On top of homework and lessons at school, the last thing your school-aged children want to do is embark on an educational activity at home. However, with some creativity and field trips that disguise the learning, you can provide an educational opportunity for your child without any hesitance, whining or griping.
“Learning never stops, yet many times the perception for a child is that learning only occurs in school,” says Kate E. O’Hara, assistant professor of instructional technology at the New York Institute of Technology’s School of Education. “Incorporating hands-on, engaging activities that teach and reinforce concepts they learned in school brings the learning to the highest level – real world application.”
From travel lessons to cooking excursions, keep your children entertained while educating them with activities that teach and encourage fun.
Tape Measure Mapping
Break out the chalk and a tape measure to help your children learn geometry, geography and a bit of physical education, suggests O’Hara. “Map out ‘around the world’ spots for playing basketball and have your child create a geometric shape for a shooting mark with a tape measure for making the shooting marks equal distances,” she says.
Take the lesson one step further by creating a hopscotch board incorporating measurements, fractions and division. “You can also make bike or skateboard lines incorporating measurement, fractions, division as well as elements of time,” suggests O’Hara.
A family vacation or day trip can easily include valuable lessons for your children, says Lynn Daniel, veteran middle school teacher. “When taking a child on outings like family vacations, fishing or the amusement park, you can up the educational value by having the child document events with video or pictures and then write about the experiences in a journal,” she says. “Activities that keep learning fun for the adolescent learner and that immerse the learner in the fun learning process are perfect for learning outside of school.”
After your child has documented the outing, compile a photobook, scrapbook or DVD chronicling the journey to share with family and friends.
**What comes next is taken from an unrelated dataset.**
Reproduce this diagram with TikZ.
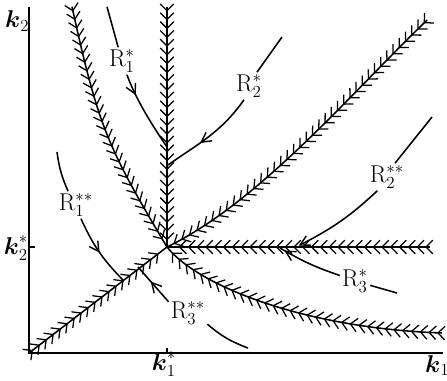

In the process, he or she may even learn about technology when editing videos and uploading photos online.
A weekly trip to the grocery store can be a learning lesson in disguise for your children. Beyond just a routine trip to pick up preparations for the weekly meals, your children can learn more about financial planning and have some fun with it at the same time. “If the activities are fun, they won’t even know they are academic lessons,” says Caroline Vroustouris, director at Varsity Tutors, an academic tutoring and test prep provider in St. Louis, Mo.
While pushing the cart and marking off items on your grocery list, encourage your children to count items, weigh items and exchange cash and coins with the grocery clerk, says Vroustouris. Grocery shopping also provides an opportunity to discuss healthy food items, prompting your children to investigate calorie and fat content on purchased items.
You can keep the lessons going once you get home with a family cooking lesson. Have little ones do measurements and conversions when mixing ingredients and prompt the older children to guess where the ingredients are grown. Use this opportunity to discuss food values and origins of your mealtime ingredients.
There are a plethora of free games on the internet designed to help students review concepts in fun ways, says Jill Lauren, learning specialist and author of That’s Like Me! Succeeding with LD. Embark on an online gaming adventure with your children to find multiplication games online, grammar review games and reading or puzzle activities to keep them entertained and engaged in their education.
“As a learning specialist who works with children with memory issues, I’m always looking for ways to review hard-to-memorize information that will keep my students motivated,” says Lauren. “I usually just Google whatever skill I’m working on – apostrophes, for example – and I can find plenty of games that will provide multiple opportunities to practice using apostrophes correctly.”
Educate your children about world events while immersing them in a historical adventure. Load up the vehicle and take a family trip to a local museum or historical society. Most museums have programs and interactive tours that are designed especially for children. While browsing through museums, engage your children in discussions about artwork, fossils or artifacts.
Younger children can also learn from the historical items in galleries and museums. “Children may enjoy looking at all the colors and shapes in paintings,” suggests Barbara Allisen, educator and founder of 1 2 3 Kindergarten, an online resource for early childhood development. “Take along a little sketchpad and draw some interesting lines. Sculptures have lines and shapes that may capture kids’ attention.”
Primarily, find ways to pique your child’s interests with each activity you choose. “All too soon, your children will be older and will scorn having to do anything with parents or other adults,” says Allisen. “Having a routine for educational opportunities is key. Your routine is like a treasure map and the time you spend with your kids having fun is a treasure that will last a lifetime and beyond.”